### TASK TO CARRY OUT
Exactly as written, write out the lines below from the first to the one containing "import * as", inclusive. Pictures do not belong in the copy.
---------- PROVIDED MATERIAL ----------
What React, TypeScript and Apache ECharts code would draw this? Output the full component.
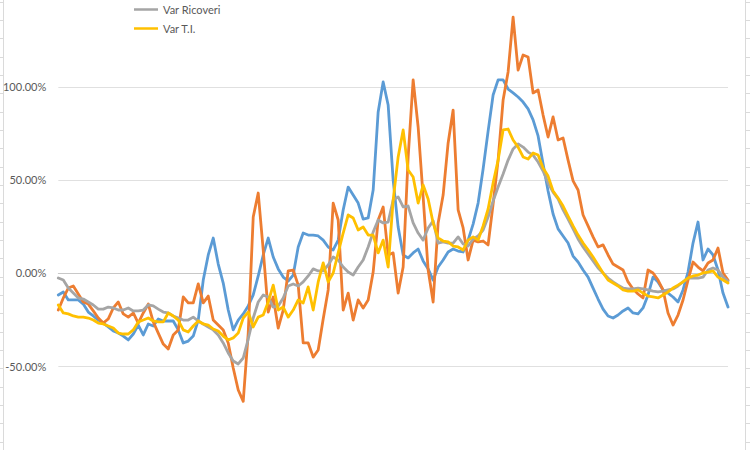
import React, { useEffect, useRef } from "react";
import * as echarts from "echarts";

const varBlue: number[] = [
  -11.8, -10.2, -14.5, -14.5, -14.5, -16.7, -21.0, -23.1, -25.3, -26.9,
  -29.0, -31.2, -32.3, -33.9, -36.0, -32.8, -28.0, -33.3, -27.4, -28.5,
  -24.7, -25.8, -25.8, -25.8, -30.6, -37.6, -36.6, -33.9, -25.3, -3.8,
  9.7, 18.8, 4.8, -5.4, -19.9, -30.6, -25.3, -22.0, -17.7, -11.8,
  -1.6, 9.7, 18.8, 8.6, 2.2, -2.2, -4.3, -1.1, 14.0, 21.5,
  20.4, 20.4, 19.9, 17.7, 14.0, 12.4, 17.7, 33.9, 46.2, 41.9,
  37.6, 29.0, 29.6, 44.6, 86.6, 102.7, 90.3, 50.0, 24.7, 9.7,
  8.1, 10.8, 12.9, 6.5, 2.2, -3.8, 3.2, 7.0, 11.3, 12.9,
  11.8, 11.3, 17.7, 26.3, 37.6, 55.9, 76.3, 95.7, 103.8, 103.8,
  98.9, 96.8, 94.6, 91.9, 88.2, 82.3, 73.7, 58.6, 44.1, 31.7,
  23.7, 19.9, 16.1, 9.1, 5.9, 1.6, -2.2, -8.1, -14.0, -19.4,
  -23.1, -24.2, -22.6, -20.4, -18.8, -21.5, -22.0, -18.8, -11.8, -2.2,
  -4.8, -9.1, -10.8, -12.9, -15.6, -9.1, 0.5, 16.1, 27.4, 7.0,
  12.9, 9.7, 1.6, -10.8, -18.3,
];

const varOrange: number[] = [
  -19.9, -13.4, -8.1, -7.0, -11.3, -15.6, -16.7, -20.4, -24.2, -26.9,
  -24.7, -18.8, -15.6, -22.0, -23.7, -21.5, -26.9, -21.5, -16.7, -26.3,
  -32.3, -38.2, -40.9, -33.3, -30.6, -12.9, -16.1, -16.1, -5.9, -16.1,
  -12.4, -25.3, -28.0, -30.6, -37.6, -51.1, -62.9, -69.0, -32.3, 30.1,
  43.0, 12.4, -21.0, -12.9, -29.6, -19.9, 1.1, 1.6, -6.5, -37.6,
  -37.6, -45.2, -41.4, -24.7, -9.1, 37.6, 28.5, -19.9, -10.8, -25.3,
  -14.5, -18.8, -14.5, 0.5, 28.5, 35.5, 9.7, 10.8, -10.8, 3.2,
  62.4, 103.8, 78.5, 40.9, 1.6, -15.6, 26.9, 41.9, 69.9, 87.6,
  33.9, 24.2, 7.0, 17.7, 16.7, 17.2, 15.1, 37.1, 60.7, 93.0,
  108.1, 137.6, 109.1, 117.2, 116.1, 96.8, 98.4, 84.9, 73.1, 83.9,
  71.5, 72.6, 60.7, 49.5, 44.6, 31.2, 25.3, 19.4, 14.0, 15.1,
  9.7, 4.8, 3.2, 1.6, -4.8, -8.6, -11.3, -13.4, 1.6, 0,
  -3.8, -9.1, -21.5, -28.0, -22.6, -14.5, -3.8, 5.9, 3.2, 1.1,
  5.4, 7.0, 13.4, 0, -3.8,
];

const varRicoveri: number[] = [
  -2.7, -3.8, -8.1, -10.8, -13.4, -14.0, -15.6, -17.2, -19.4, -19.4,
  -18.3, -18.8, -19.9, -19.9, -18.8, -20.4, -20.4, -19.9, -17.2, -17.7,
  -19.4, -21.0, -21.5, -23.1, -24.2, -25.3, -25.3, -23.7, -25.8, -27.4,
  -29.0, -30.6, -33.3, -37.6, -43.0, -47.3, -48.9, -45.7, -35.5, -24.2,
  -15.6, -11.8, -12.9, -18.3, -17.7, -13.4, -7.0, -5.9, -7.0, -4.8,
  -1.6, 2.2, 1.1, 1.1, 4.3, 8.6, 7.0, 3.2, 0.5, -1.1,
  3.2, 7.0, 14.0, 22.0, 28.5, 26.9, 27.4, 39.2, 40.9, 35.5,
  36.0, 26.9, 21.5, 17.7, 24.2, 28.0, 16.1, 16.7, 16.1, 16.1,
  19.4, 15.6, 14.5, 18.3, 19.9, 23.1, 30.1, 38.7, 46.2, 53.2,
  60.7, 66.7, 69.4, 67.7, 65.0, 63.4, 59.7, 54.8, 48.4, 43.5,
  39.8, 33.9, 29.0, 23.7, 18.3, 14.0, 10.2, 6.5, 2.7, 0,
  -2.7, -4.8, -6.5, -8.1, -8.6, -8.6, -8.1, -8.6, -9.1, -9.7,
  -10.2, -9.7, -9.1, -8.6, -7.0, -4.8, -2.7, -2.7, -2.7, -2.2,
  1.6, 2.7, 1.6, -2.2, -4.3,
];

const varTI: number[] = [
  -17.2, -21.5, -22.0, -23.1, -23.7, -23.7, -24.2, -25.3, -26.9, -27.4,
  -28.5, -29.6, -32.3, -32.8, -32.8, -30.6, -26.3, -25.3, -24.2, -25.8,
  -26.3, -26.3, -21.5, -23.1, -25.3, -30.6, -31.7, -28.5, -25.8, -27.4,
  -28.0, -30.1, -31.2, -33.9, -36.0, -34.9, -32.3, -24.2, -21.0, -29.0,
  -23.7, -22.6, -15.6, -6.5, -19.9, -18.3, -23.7, -19.9, -14.5, -16.1,
  -7.5, -19.9, -4.8, 5.4, -4.8, 0, 10.8, 21.5, 31.2, 29.6,
  23.1, 24.7, 20.4, 20.4, 10.8, 17.7, 3.2, 39.2, 62.4, 76.9,
  55.4, 51.6, 37.6, 47.3, 39.8, 26.9, 18.8, 17.2, 16.7, 14.5,
  14.0, 12.4, 17.7, 19.4, 17.7, 25.3, 34.4, 48.4, 60.7, 76.9,
  77.4, 71.5, 67.7, 62.4, 61.3, 64.5, 63.4, 56.4, 52.1, 44.1,
  40.3, 36.0, 30.6, 25.3, 20.4, 16.1, 12.4, 8.6, 4.3, 0,
  -3.8, -5.4, -7.0, -9.1, -9.7, -9.7, -9.1, -10.8, -12.4, -12.9,
  -13.4, -11.8, -10.2, -8.1, -6.5, -4.8, -2.7, -1.6, -1.1, 0,
  0.5, 1.1, -2.2, -3.8, -5.4,
];

const days: string[] = varRicoveri.map((_, i) => String(i + 1));

const legendNames: string[] = ["Var Ricoveri", "Var T.I."];
// the picture is a crop of a taller chart: its visible value range
const yMin = -95.16;
const yMax = 146.77;

export default function App() {
  const ref = useRef<HTMLDivElement>(null);

  useEffect(() => {
    if (!ref.current) return;
    const chart = echarts.init(ref.current, undefined, { renderer: "svg" });

    const lineSeries = (name: string, data: number[], color: string, z: number) => ({
      name,
      type: "line",
      data,
      symbol: "none",
      showSymbol: false,
      z,
      lineStyle: { color, width: 2.8, join: "round", cap: "round" },
      itemStyle: { color },
    });

    // spreadsheet cell border decoration around the cropped chart
    const deco: any[] = [
      { type: "line", shape: { x1: 3.5, y1: 0, x2: 3.5, y2: 450 }, style: { stroke: "#dadada", lineWidth: 1 }, silent: true },
      { type: "line", shape: { x1: 745.5, y1: 0, x2: 745.5, y2: 450 }, style: { stroke: "#dadada", lineWidth: 1 }, silent: true },
    ];
    for (let k = 0; k < 25; k++) {
      const y = Math.round(1.7 + 18.33 * k) + 0.5;
      deco.push({ type: "line", shape: { x1: 0, y1: y, x2: 3, y2: y }, style: { stroke: "#dadada", lineWidth: 1 }, silent: true });
      deco.push({ type: "line", shape: { x1: 746, y1: y, x2: 750, y2: y }, style: { stroke: "#dadada", lineWidth: 1 }, silent: true });
    }

    chart.setOption({
      animation: false,
      backgroundColor: "#ffffff",
      textStyle: { fontFamily: "Lato, 'Open Sans', sans-serif" },
      grid: { left: 58, right: 22, top: 0, bottom: 0, containLabel: false },
      legend: {
        data: legendNames,
        orient: "vertical",
        left: 134,
        top: 4,
        itemWidth: 24,
        itemHeight: 14,
        itemGap: 8,
        icon: "path://M0,6 L24,6 L24,8.5 L0,8.5 Z",
        textStyle: { color: "#595959", fontSize: 11, fontFamily: "Lato, 'Open Sans', sans-serif" },
        padding: 0,
      },
      xAxis: {
        type: "category",
        data: days,
        boundaryGap: false,
        axisLine: { show: true, onZero: true, lineStyle: { color: "#c8c8c8", width: 1 } },
        axisTick: { show: false },
        axisLabel: { show: false },
        splitLine: { show: false },
      },
      yAxis: {
        type: "value",
        min: yMin,
        max: yMax,
        splitNumber: 5,
        axisLine: { show: false },
        axisTick: { show: false },
        axisLabel: {
          color: "#595959",
          fontSize: 11,
          margin: 12,
          showMinLabel: false,
          showMaxLabel: false,
          formatter: (v: number) => (Math.abs(v % 50) < 0.001 ? v.toFixed(2) + "%" : ""),
        },
        splitLine: {
          show: true,
          showMinLine: false,
          showMaxLine: false,
          lineStyle: { color: "#e0e0e0", width: 1 },
        },
      },
      series: [
        lineSeries("Var Casi", varBlue, "#5b9bd5", 2),
        lineSeries("Var Decessi", varOrange, "#ed7d31", 3),
        lineSeries("Var Ricoveri", varRicoveri, "#a5a5a5", 4),
        lineSeries("Var T.I.", varTI, "#ffc000", 5),
      ],
      graphic: deco,
    });

    return () => chart.dispose();
  }, []);

  return (
    <div
      ref={ref}
      style={{ width: 750, height: 450, position: "absolute", left: 0, top: 0 }}
    />
  );
}
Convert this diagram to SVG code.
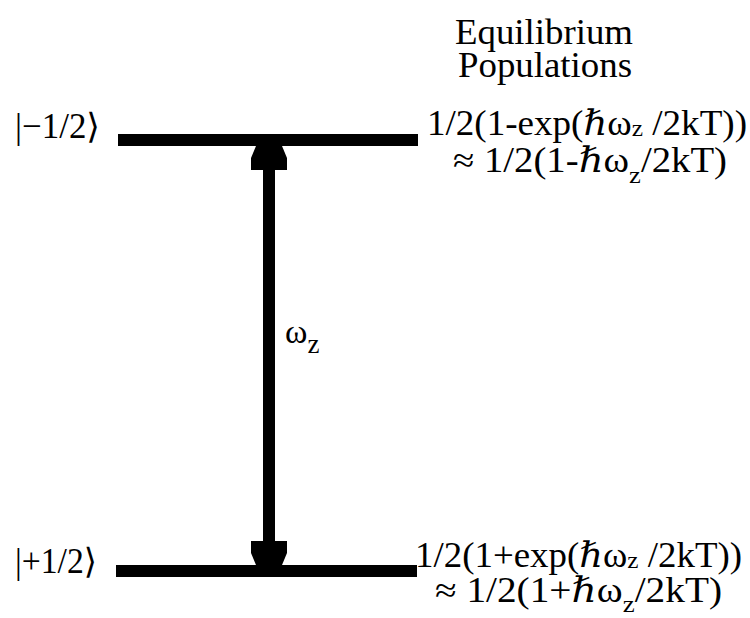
<svg xmlns="http://www.w3.org/2000/svg" width="750" height="618" viewBox="0 0 750 618">
<style>
text{font-family:"Liberation Serif","DejaVu Serif",serif;fill:#000}
.lbl{font-size:35px}
.f{font-size:35px}
.hd{font-size:35px}
.sub{font-size:24px}
.bar{fill:#000}
</style>
<defs>
<marker id="head" markerUnits="userSpaceOnUse" viewBox="0 -19 25 38" refX="24" refY="0" markerWidth="25" markerHeight="38" orient="auto-start-reverse">
<path d="M0,-18 L12,-18 L24,-13 L24,13 L12,18 L0,18 Z" fill="#000"/>
</marker>
</defs>
<rect width="750" height="618" fill="#fff"/>
<g id="header">
<text class="hd" x="455" y="44" textLength="178" lengthAdjust="spacingAndGlyphs">Equilibrium</text>
<text class="hd" x="458" y="77" textLength="174" lengthAdjust="spacingAndGlyphs">Populations</text>
</g>
<g id="level-minus">
<rect class="bar" x="118" y="134" width="300" height="12"/>
<text class="lbl" x="15" y="138" textLength="85" lengthAdjust="spacingAndGlyphs">|−1/2⟩</text>
<text class="f" x="427" y="135" textLength="320" lengthAdjust="spacingAndGlyphs">1/2(1-exp(ℏω<tspan class="sub" dy="1">z</tspan><tspan dy="-1"> /2kT))</tspan></text>
<text class="f" x="453" y="172" textLength="274" lengthAdjust="spacingAndGlyphs">≈ 1/2(1-ℏω<tspan class="sub" dy="11">z</tspan><tspan dy="-11">/2kT)</tspan></text>
</g>
<g id="level-plus">
<rect class="bar" x="116" y="565" width="301" height="12"/>
<text class="lbl" x="15" y="573" textLength="82" lengthAdjust="spacingAndGlyphs">|+1/2⟩</text>
<text class="f" x="415" y="567" textLength="327" lengthAdjust="spacingAndGlyphs">1/2(1+exp(ℏω<tspan class="sub" dy="1">z</tspan><tspan dy="-1"> /2kT))</tspan></text>
<text class="f" x="435" y="602" textLength="287" lengthAdjust="spacingAndGlyphs">≈ 1/2(1+ℏω<tspan class="sub" dy="10">z</tspan><tspan dy="-10">/2kT)</tspan></text>
</g>
<g id="connectors">
<line x1="269" y1="565" x2="269" y2="146" stroke="#000" stroke-width="12" marker-start="url(#head)" marker-end="url(#head)"/>
<text x="285" y="343" style="font-size:34px">ω<tspan dy="10" style="font-size:27px">z</tspan></text>
</g>
</svg>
----------
### EXERCISE SOLUTION
What React, TypeScript and Apache ECharts code would draw this? Output the full component.
import React, { useEffect, useRef } from "react";
import * as echarts from "echarts";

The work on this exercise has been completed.